I, (name), take you, (name), as my husband/wife. I promise to be true to you in good times and in bad, in sickness and in health. I swear I will love and honor you from this day until the end of my days.

Marital Vows in Rosewood

The ringbearer brings the rings to the priest who blesses them before the newlyweds place them on each other’s fingers. As they give each other their ring, they both recite:

“In the name of the Father, the Son, and the Holy Spirit, take this ring as a sign of my undying love and eternal faithfulness in the face of all things that might come between us. From now on, I am yours and you are mine.”

The priest then officially pronounces the couple as husband and wife and the two exchange a kiss before a usually happy congregation. For commoners, the entire tradition is fun, full of singing and dancing, people making jokes, drinks, laughter, smiles, and congratulations. The nobility usually goes through this process with a degree of seriousness, which only increases as the social rank of the bride and groom increases. Another key difference is the consummation. To fully seal a marriage, the bride and the groom must lie together. For commoners, this happens after the marriage celebration, when the guests have gone and the newlyweds are left alone. Noble marriages usually have a “public” consummation, wherein a number of witnesses of the groom and the bride watch as the two consummate their marriage to make sure that everything was followed correctly.

Both husband and wife, upon getting married, enter into a marriage debt. The husband and wife are expected to produce children with each other. Both are expected to support one another and uphold their good name. They may not cheat one another or go their separate ways. Marriages are based on trust, honor, and love.

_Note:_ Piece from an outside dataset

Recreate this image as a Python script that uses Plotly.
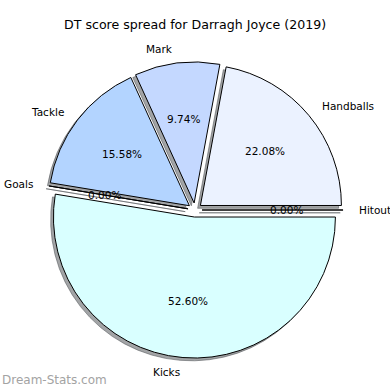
import math
import plotly.graph_objects as go

# ---- data (matplotlib order, starting at 3 o'clock, counter-clockwise) ----
categories = ["Hitout", "Handballs", "Mark", "Tackle", "Goals", "Kicks"]
dt_points = [0, 34, 15, 24, 0, 81]
slice_colors = ["#f0f0ff", "#ebf2ff", "#c4d8ff", "#b3d4ff", "#e0f0ff", "#d9ffff"]
title_text = "DT score spread for Darragh Joyce (2019)"
watermark = "Dream-Stats.com"

# ---- layout geometry (pixels in a 390x390 canvas) ----
W = H = 390
cx, cy, r = 195.0, 210.0, 141.0
explode = 0.05
shadow_off = 2.8

half = r * (1 + explode)
def dom(dx=0.0, dy=0.0):
    return dict(x=[(cx - half + dx) / W, (cx + half + dx) / W],
                y=[(H - (cy + half + dy)) / H, (H - (cy - half + dy)) / H])

fig = go.Figure()

# shadow
fig.add_trace(go.Pie(
    labels=categories, values=dt_points, sort=False,
    direction="counterclockwise", rotation=90,
    pull=[explode] * len(categories),
    marker=dict(colors=["rgba(70,74,78,0.5)"] * len(categories),
                line=dict(color="rgba(70,74,78,0.5)", width=1)),
    textinfo="none", hoverinfo="skip", showlegend=False,
    domain=dom(-shadow_off, shadow_off),
))

# main pie
fig.add_trace(go.Pie(
    labels=categories, values=dt_points, sort=False,
    direction="counterclockwise", rotation=90,
    pull=[explode] * len(categories),
    marker=dict(colors=slice_colors, line=dict(color="black", width=1)),
    textinfo="none", showlegend=False,
    domain=dom(),
))

# labels and percentages, placed like matplotlib (labeldistance 1.1, pctdistance 0.6)
total = sum(dt_points)
annotations = []
start = 0.0
for name, v in zip(categories, dt_points):
    span = 360.0 * v / total
    mid = math.radians(start + span / 2)
    start += span
    ex = cx + explode * r * math.cos(mid)
    ey = cy - explode * r * math.sin(mid)
    lx = ex + 1.1 * r * math.cos(mid)
    ly = ey - 1.1 * r * math.sin(mid)
    px = ex + 0.6 * r * math.cos(mid)
    py = ey - 0.6 * r * math.sin(mid)
    annotations.append(dict(
        x=lx / W, y=1 - ly / H, xref="paper", yref="paper", text=name,
        showarrow=False, xanchor="left" if math.cos(mid) > 0 else "right",
        yanchor="middle", font=dict(size=10.5, color="black")))
    annotations.append(dict(
        x=px / W, y=1 - py / H, xref="paper", yref="paper",
        text=f"{100 * v / total:.2f}%", showarrow=False,
        xanchor="center", yanchor="middle", font=dict(size=10.5, color="black")))

annotations.append(dict(
    x=0.5, y=1 - 25 / H, xref="paper", yref="paper", text=title_text,
    showarrow=False, xanchor="center", yanchor="middle",
    font=dict(size=12.6, color="black")))
annotations.append(dict(
    x=0, y=1 - 380 / H, xref="paper", yref="paper", text=watermark,
    showarrow=False, xanchor="left", yanchor="middle",
    font=dict(size=12, color="#a3a3a3")))

fig.update_layout(
    width=W, height=H,
    margin=dict(l=0, r=0, t=0, b=0),
    paper_bgcolor="white", plot_bgcolor="white",
    font=dict(family="DejaVu Sans"),
    annotations=annotations,
    showlegend=False,
)

fig.write_html("out.html", config={"displayModeBar": False},
               post_script="document.body.style.margin='0';document.body.style.overflow='hidden';")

There are ways for a marriage to end. Divorce by request is the rarest. Legally, only the Pope can carry out a divorce, but in reality, some Bishops practice this as well. The most common divorce is divorce by annulment, wherein a union is considered unlawful and rendered void. Any ordained priest can annul a marriage, but there must be a reason for it. The most common reasons are:

  • One or both spouses are already in a marriage
  • One or both spouses are divorced by request
  • The spouses are related by blood or spirit (first cousins, godparents, etc.)
  • One or both spouses are found to be unable to produce children
  • One or both spouses commit a marital crime like adultery
  • One or both spouses were wed before they came of age
  • The marriage was carried out in secret or without witnesses
  • The marriage is based on deceit (concerning the dowry, the spouses’ religion, etc.)
  • The marriage ceremony was carried out incorrectly or by someone who is not ordained

Usually, divorce is the very last option in rough marriages. Priests and advisors will often separate the two spouses, physically, and let them live apart for a few months/years rather than go through with a divorce. If a person is divorced by annulment, they may remarry. However, those who were divorced by request are not free to remarry, legally. Since most of them are nobles and usually powerful ones, they don’t take that rule to heart.

When someone’s spouse dies, they become a widow/widower and they inherit their spouse’s property. They can remarry, but only after forty days have passed since their late spouse was buried.

What of those men who prefer the company of other men and women who prefer women? While the Church does not recognize their love or their unions, people are people and will seek passion and fulfillment wherever they can. These relationships must remain hidden from the prying eyes of the public, but that does not diminish their existence or their fervor. Many of them end up choosing to marry traditionally but hold affairs with their lovers in secret. Commoners who are found out can be punished heavily. However, there are times when families will keep their sons’ and daughters’ secrets to protect their lives and their honor. Unfortunately, it is also common for these men and women to be betrayed by their families who worry for their souls. Noblemen and noblewomen of queer tastes often enjoy more liberty based on the power they hold. Without anyone breathing down their shoulders, these lords and ladies may end up spending their entire lives in the arms of the person they truly love, if they are lucky enough.